Debian Integrity Checking
I had the need to check a debian install for corruption recently when a newly installed and configured server started crashing under heavy IO activity. These days, when debian stable is kicking out kernel oopses, it’s most likely bad hardware, and if random wierd stuff is happening, look at the memory first. And surely enough, they found bad memory in the server.

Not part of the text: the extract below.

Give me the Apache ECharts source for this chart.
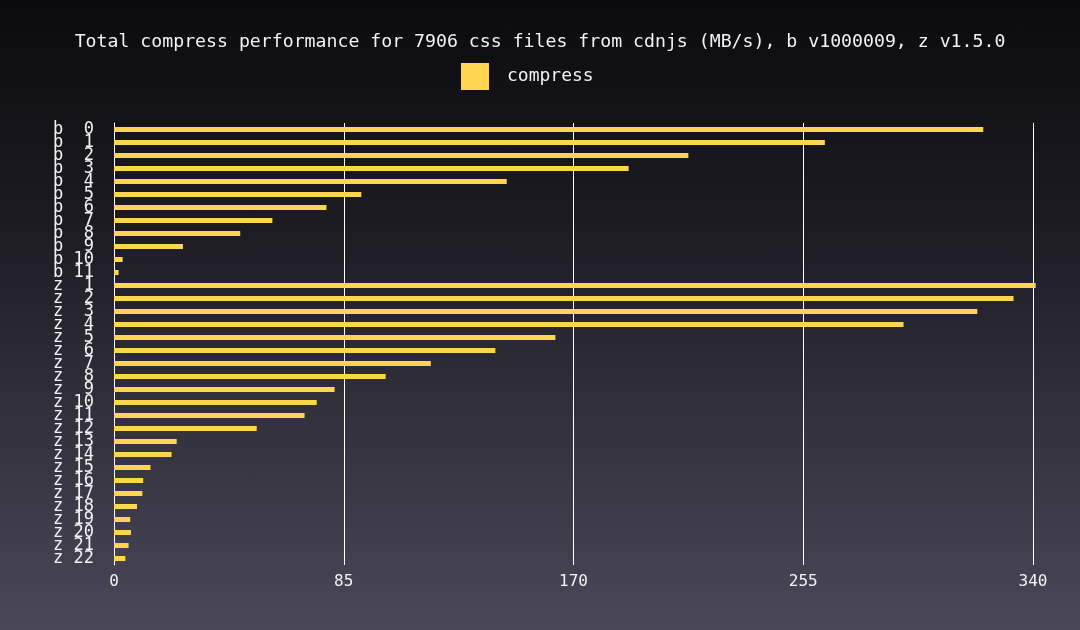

Since bad memory can hose a lot of things, I wanted to check the installed packages to make sure that there wasn’t any latent corruption.
I’d done this before on RedHat systems with a rpm command (rpm -Va verifies all installed packages against the manifest md5 sums), but dpkg doesn’t have an equivalent command.
But there is a package, debsums, that does exactly what I needed.
sudo apt-get install debsums
sudo debsums -l
Should show a listing of all the packages where there’s no hash on file.
debsums −−generate=nocheck −sp /var/cache/apt/archives
Generates sums from the installed packages that are still in the cache.
Run sudo debsums -l
again, This shouldn’t list any packages this time — if there are still some, you may need to redownload some with the command: sudo apt−get −−reinstall −d install `debsums −l`
.
Then: sudo debsums −ca
should give a listing of all the binaries that are different from the installed versions.
** Warning, as the man page notes, this is more a check for corruption and not a substitute for a malicious activity checker like tripwire.